The HP story isn’t going away (note, that’s what happens when you spy on reporters, they get their fur up in a bunch). Some things happened yesterday, though. 1) She tried to shift blame elsewhere for using illegal methods. The New York Times gives her side of the story. 2) She called all the reporters who had been spied on and apologized. 3) HP’s CEO, Mark Hurd, sent a letter to employees which basically said its rules and ethics’ codes had been broken.
A few things. I doubt the board will vote her off. Why not? Well, because of she goes they know they’ll be kicked out too. This whole board doesn’t pass the smell test. I’m not even in Silicon Valley right now and I can smell the stench coming over the Santa Cruz mountains.
Second, why didn’t she call and apologize as soon as she realized the methods that had been used? Rule of PR, those who own the negative get to control it the most. By not going public with what she did FIRST she let Tom control all the PR. I don’t know who to believe, but I’ll believe the guy who brought this to the public light first far more than I’ll believe the person who didn’t bring it out.
It’s pretty clear that there were legal questions. After all, why would HP’s lawyers call an outside law firm and ask for advice on the legality of this? (That lawyer, one of Silicon Valley’s most powerful, is now saying he wasn’t presented with all of the evidence).
Rob Hyndman has a good recap of yesterday’s events.
So, here’s the bottom line. This thing doesn’t pass the smell test. Patricia, do the respectable thing, stand up and take responsibility. That’s what those of us who are in leadership positions have to do sometimes, even if it isn’t completely our fault.
But, even if she goes, this whole board smells. I guess they are gonna make the shareholders make the hard decisions. Unfortunately shareholders only care whether the company is making them money or not, not whether the board is ethical, nice, or doesn’t smell.
It’s a sad day for the industry. I’m gonna go out today with friends and family and head to the beach where I hope the breeze blows the smell back over the hill.
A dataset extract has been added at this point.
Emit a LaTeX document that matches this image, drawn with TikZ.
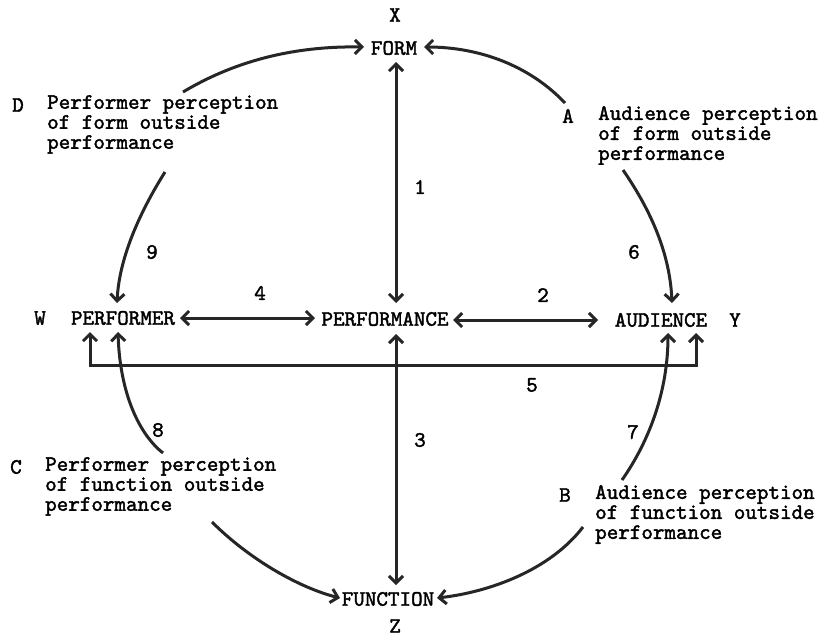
\documentclass[tikz,border=0pt]{standalone}
\usepackage{fontspec}
\usetikzlibrary{arrows.meta}
\newfontfamily\tw{lmmono10-regular.otf}[FakeBold=1.8]
\begin{document}
\begin{tikzpicture}[x=1pt,y=-1pt,
  >={Straight Barb[length=7pt,width=14pt]},
  lbl/.style={inner sep=0pt,font=\tw\fontsize{22}{20}\selectfont},
  desc/.style={lbl,align=left,anchor=north west},
  conn/.style={line width=3pt,draw=black!85}]
\useasboundingbox[fill=white] (0,0) rectangle (822,637);
% main nodes
\node[lbl] (x) at (395,15) {X};
\node[lbl] (form) at (394,48) {FORM};
\node[lbl] (func) at (388,599) {FUNCTION};
\node[lbl] (z) at (395,626) {Z};
\node[lbl] (perf) at (385,319) {PERFORMANCE};
\node[lbl] (pfr) at (123,318) {PERFORMER};
\node[lbl] (w) at (40,318) {W};
\node[lbl] (aud) at (661,320) {AUDIENCE};
\node[lbl] (y) at (735,320) {Y};
% description nodes
\node[lbl] (dl) at (18,105) {D};
\node[desc] (d) at (47,95) {Performer perception\\of form outside\\performance};
\node[lbl] (al) at (568,116) {A};
\node[desc] (a) at (598,106) {Audience perception\\of form outside\\performance};
\node[lbl] (cl) at (16,467) {C};
\node[desc] (c) at (45,457) {Performer perception\\of function outside\\performance};
\node[lbl] (bl) at (565,495) {B};
\node[desc] (b) at (595,485) {Audience perception\\of function outside\\performance};
% numbers
\node[lbl] (n1) at (420,187) {1};
\node[lbl] (n2) at (543,295) {2};
\node[lbl] (n3) at (420,440) {3};
\node[lbl] (n4) at (260,293) {4};
\node[lbl] (n5) at (532,385) {5};
\node[lbl] (n6) at (634,252) {6};
\node[lbl] (n7) at (633,432) {7};
\node[lbl] (n8) at (158,430) {8};
\node[lbl] (n9) at (152,252) {9};
% coordinates for arrow ends
\coordinate (fs) at (396,62);
\coordinate (pn) at (396,303);
\coordinate (ps) at (396,334);
\coordinate (fn) at (396,585);
\coordinate (pfE) at (180,318);
\coordinate (pW) at (315,318);
\coordinate (pE) at (453,320);
\coordinate (aW) at (598,320);
\coordinate (fW) at (364,47);
\coordinate (fE) at (424,47);
\coordinate (pfN) at (117,303);
\coordinate (pfS1) at (90,332);
\coordinate (pfS2) at (118,332);
\coordinate (aN) at (672,303);
\coordinate (aS1) at (668,333);
\coordinate (aS2) at (696,333);
\coordinate (fuW) at (340,598);
\coordinate (fuE) at (437,598);
\coordinate (dS) at (165,172);
\coordinate (dN) at (183,92);
\coordinate (aNw) at (565,103);
\coordinate (aSw) at (623,170);
\coordinate (cN) at (163,453);
\coordinate (cS) at (212,522);
\coordinate (bN) at (622,480);
\coordinate (bS) at (583,527);
% connectors
\draw[conn,<->] (fs) -- (pn);
\draw[conn,<->] (ps) -- (fn);
\draw[conn,<->] (pfE) -- (pW);
\draw[conn,<->] (pE) -- (aW);
\draw[conn,<->] (pfS1) |- (696,365) -- (aS2);
\draw[conn,->] (dN) .. controls (240,58) and (300,46) .. (fW);
\draw[conn,->] (aNw) .. controls (530,66) and (480,47) .. (fE);
\draw[conn,->] (dS) .. controls (138,215) and (119,260) .. (pfN);
\draw[conn,->] (aSw) .. controls (652,212) and (670,255) .. (aN);
\draw[conn,->] (cN) .. controls (140,435) and (120,395) .. (pfS2);
\draw[conn,->] (bN) .. controls (650,440) and (668,390) .. (aS1);
\draw[conn,->] (cS) .. controls (250,560) and (300,588) .. (fuW);
\draw[conn,->] (bS) .. controls (550,570) and (490,592) .. (fuE);
\end{tikzpicture}
\end{document}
UPDATE: here’s why I say it smells. Even my seventh grader knows there’s something smelly about looking at people’s phone records. Patricia Dunn, when she was presented the evidence about the leaker, had to have seen that phone records were involved. Note that she didn’t stop and say “how did you get these?” She should have stopped the investigation at that point. Everyone who watches TV courtrooms knows that you aren’t allowed to use evidence that’s gained in illegal ways. And any chairperson who says that looking at phone records or other personal information isn’t illegal isn’t the kind of chair we should allow in a position of power. Also, anyone who doesn’t understand the HUGE difference between a lie detector test and a set of phone records SHOULD NOT BE IN A POSITION OF POWER IN A COMPANY THAT HAS POWER OVER OTHER PEOPLE’S PRIVACY. She might not be a criminal (I’ll leave that for the Attorney General to figure out) but she sure isn’t smart enough to be on a board of directors. Sorry, she’s gotta go. And same with this whole board.